Will Malloy be forced to send deficit closure plan to legislators?

Gov. Dannel P. Malloy, who has struggled for two months to avoid the political embarrassment of being forced to craft a formal budget deficit closure plan, could soon be out of time.

If nonpartisan analysts are right – and if Comptroller Kevin P. Lembo agrees – the deficit is at least $80 million worse than the governor reported last week.

And if it tops $175 million in Lembo’s eyes, Malloy – who spent last summer and fall assuring voters there wouldn’t be a budget deficit – would be forced to deliver a formal plan to close the shortfall to the General Assembly within a month.

The legislature’s Office of Fiscal Analysis reported Wednesday that this year’s $17.5 billion general fund, which covers the bulk of annual operating expenses, is on pace to finish $202.5 million in the red on June 30.

That projection doesn’t take into account $31.6 million in emergency cuts Malloy ordered unilaterally last week.

But it is unlikely that those cuts lowered the deficit by a matching amount.

That’s because every state budget is balanced, in part, on “lapses” – assumed savings targets that agencies are expected to achieve throughout the fiscal year. And the governor’s emergency cuts often cancel at least some spending that agencies already had planned to suspend to achieve savings targets. In those instances, the governor rescinds spending that already effectively had been cut, saving the state nothing.

If the full value of last week’s cuts are removed from the deficit, as projected by OFA, the shortfall stands at $170.9 million.

State law requires the governor to submit a deficit-mitigation plan whenever the comptroller certifies a shortfall exceeding 1 percent of the general fund, which equals $174.6 million this year.

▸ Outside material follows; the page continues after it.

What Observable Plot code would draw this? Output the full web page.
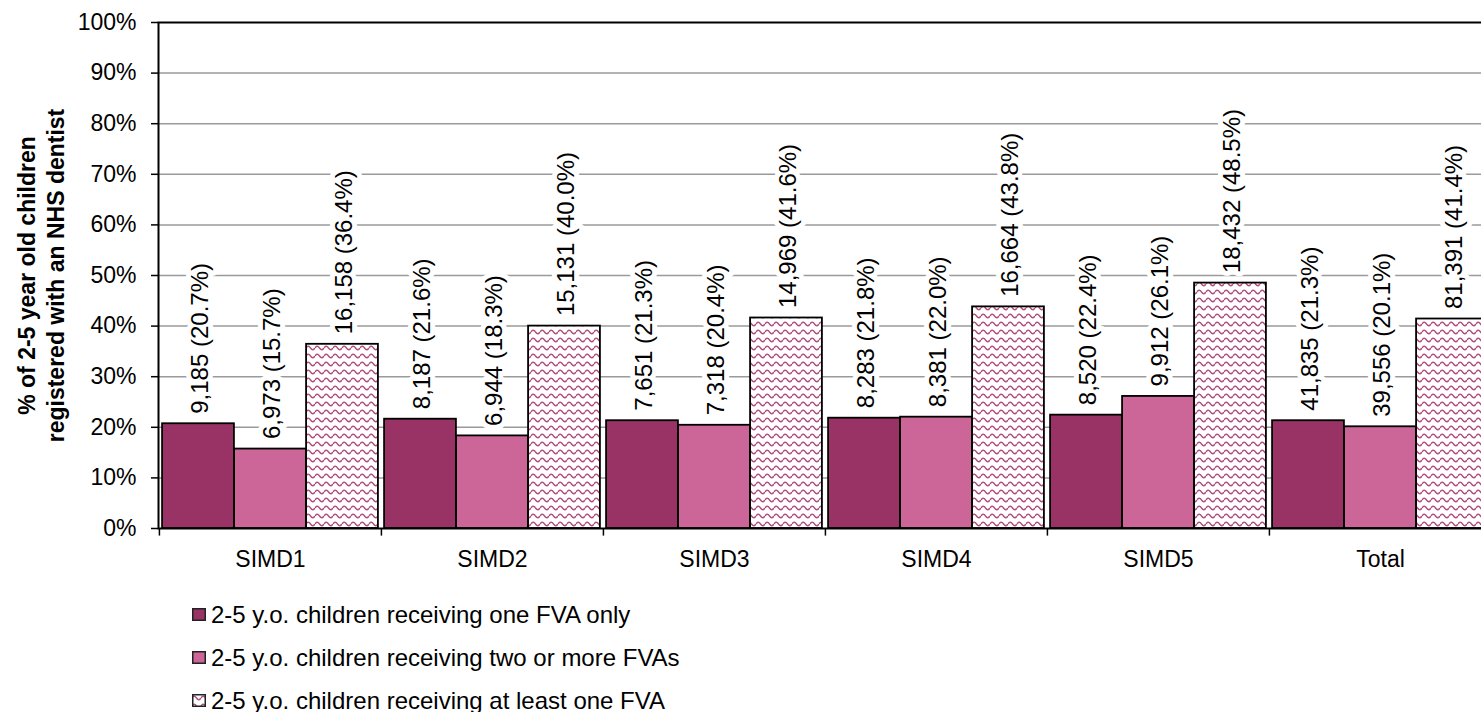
<!DOCTYPE html>
<html><head><meta charset="utf-8">
<script src="https://cdn.jsdelivr.net/npm/d3@7"></script>
<script src="https://cdn.jsdelivr.net/npm/@observablehq/plot@0.6"></script>
<style>
html,body{margin:0;padding:0;overflow:hidden;background:#fff;}
body{font-family:"Liberation Sans",Arial,sans-serif;width:1481px;height:712px;}
#chart svg{display:block;overflow:hidden;}
#legend{margin-left:192px;padding-top:3px;}
.row{display:flex;align-items:center;height:43px;font-size:24px;color:#000;line-height:1;}
.sw{width:14px;height:13px;margin-right:5px;display:block;}
</style></head><body>
<div id="chart"></div><div id="legend"></div>
<script>
const categories = ["SIMD1", "SIMD2", "SIMD3", "SIMD4", "SIMD5", "Total"];
const seriesNames = [
  "2-5 y.o. children receiving one FVA only",
  "2-5 y.o. children receiving two or more FVAs",
  "2-5 y.o. children receiving at least one FVA"
];
const oneFvaCount = [9185, 8187, 7651, 8283, 8520, 41835];
const oneFvaPct   = [20.7, 21.6, 21.3, 21.8, 22.4, 21.3];
const twoFvaCount = [6973, 6944, 7318, 8381, 9912, 39556];
const twoFvaPct   = [15.7, 18.3, 20.4, 22.0, 26.1, 20.1];
const anyFvaCount = [16158, 15131, 14969, 16664, 18432, 81391];
const anyFvaPct   = [36.4, 40.0, 41.6, 43.8, 48.5, 41.4];
const yTicks = [0, 10, 20, 30, 40, 50, 60, 70, 80, 90, 100];
const yTitle = "% of 2-5 year old children\nregistered with an NHS dentist";

const seriesCounts = [oneFvaCount, twoFvaCount, anyFvaCount];
const seriesPcts = [oneFvaPct, twoFvaPct, anyFvaPct];
const seriesFills = ["#993366", "#CC6699", "url(#wave)"];

const fmt = d3.format(",");
const rows = seriesNames.map((name, s) => categories.map((cat, i) => ({
  cat, series: s, pct: seriesPcts[s][i], count: seriesCounts[s][i],
  label: fmt(seriesCounts[s][i]) + " (" + seriesPcts[s][i].toFixed(1) + "%)"
})));

// layout
const W = 1481, H = 590;
const mLeft = 158, plotRight = 1491;
const bandW = (plotRight - mLeft) / categories.length;
const barW = 72;
const pad = (bandW - 3 * barW) / 2;

const marks = [
  Plot.gridY({ticks: yTicks.filter(t => t > 0 && t < 100), stroke: "#9a9a9a", strokeOpacity: 1, strokeWidth: 1.5})
];
rows.forEach((data, s) => {
  marks.push(Plot.barY(data, {
    x: "cat", y: "pct", fill: seriesFills[s], stroke: "#000", strokeWidth: 1.8,
    insetLeft: pad + s * barW, insetRight: bandW - pad - (s + 1) * barW
  }));
});
rows.forEach((data, s) => {
  marks.push(Plot.text(data, {
    x: "cat", y: "pct", text: "label", rotate: -90, textAnchor: "start",
    dx: pad + barW / 2 + s * barW - bandW / 2 + 2, dy: -10,
    fontSize: 24, fill: "#000", stroke: "white", strokeWidth: 10, paintOrder: "stroke"
  }));
});
marks.push(
  Plot.ruleX(categories, {x: d => d, y1: 0, y2: -1.5, dx: -bandW / 2, stroke: "#000", strokeWidth: 1.5}),
  Plot.axisY({ticks: yTicks, tickFormat: d => d + "%", tickSize: 7, tickPadding: 15, fontSize: 23, label: null, strokeWidth: 1.5}),
  Plot.axisX({tickSize: 0, tickPadding: 22, fontSize: 23, label: null}),
  Plot.frame({stroke: "#000", strokeWidth: 2}),
  Plot.text([yTitle], {text: d => d, frameAnchor: "left", textAnchor: "middle", lineAnchor: "middle",
    rotate: -90, dx: -118.5, fontSize: 23, fontWeight: "bold", lineHeight: 1.26, fill: "#000"})
);

const svg = Plot.plot({
  width: W, height: H,
  marginLeft: mLeft, marginRight: W - plotRight, marginTop: 22, marginBottom: 62,
  style: {fontFamily: '"Liberation Sans", Arial, sans-serif', background: "white", color: "#000", overflow: "hidden"},
  x: {domain: categories, padding: 0},
  y: {domain: [0, 100]},
  marks
});

const defs = d3.select(svg).insert("defs", ":first-child");
const pat = defs.append("pattern").attr("id", "wave").attr("patternUnits", "userSpaceOnUse")
  .attr("width", 9).attr("height", 8);
pat.append("rect").attr("width", 9).attr("height", 8).attr("fill", "white");
pat.append("path").attr("d", "M0,4 Q2.25,0.5 4.5,4 T9,4").attr("fill", "none")
  .attr("stroke", "#b24f80").attr("stroke-width", 1.4);

document.getElementById("chart").appendChild(svg);

const legend = d3.select("#legend");
seriesNames.forEach((name, s) => {
  const row = legend.append("div").attr("class", "row");
  const sw = row.append("svg").attr("class", "sw").attr("width", 14).attr("height", 13);
  sw.append("rect").attr("x", 0.75).attr("y", 0.75).attr("width", 12.5).attr("height", 11.5)
    .attr("fill", seriesFills[s]).attr("stroke", "#222").attr("stroke-width", 1.5);
  row.append("span").text(name);
});
</script>
</body></html>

But given that Malloy’s cuts probably duplicated some of the savings already planned by agencies, OFA’s deficit projection – which will be updated at week’s end after a review of the governor’s cuts – could top the 1 percent mark.

Leaders of the legislature’s Republican minority have charged Malloy has been disclosing budget problems piecemeal since he won re-election in November in hopes of avoiding a deficit of $175 million – and the resulting legal mandate.

After reporting no signs of red ink from July through October, the administration projected a $100 million shortfall in mid-November, just after the election.

GOP leaders cried foul, noting that projection didn’t fully address concerns about surging retirement health care costs or miscellaneous revenue collections.

Malloy has limited authority to impose modest budget cuts unilaterally, and used it in November to reduce the deficit below $35 million.

Eroding fuel tax receipts and rising Medicaid costs pushed it back above $120 million, the administration reported last week, before ordering another $31.6 million in emergency cuts.

But according to nonpartisan analysts for the legislature, cost-overruns involving Medicaid and magnet schools are worse than the administration estimates. And a potential surplus in the debt service account is not as large as Malloy’s staff projects.

Senate Minority Leader Len Fasano, R-North Haven, who has been pushing for bipartisan negotiations with the governor on greater budget reductions, called again Monday for Malloy to acknowledge the state’s fiscal problems are worse than originally anticipated.

Do we really have to hit that (1 percent) threshold to say that there’s an issue?” Fasano said. “We can get everyone in the room and talk about this. Wouldn’t that be refreshing for the Capitol if we were a little proactive?”

Gian-Carl Casa, spokesman for the governor’s budget office, said, “We will continue to closely watch state spending and revenue. If necessary, the governor will take additional steps, or propose additional steps to the legislature, to keep this year’s budget in balance.”

Lembo’s next monthly budget assessment is due on Feb. 1.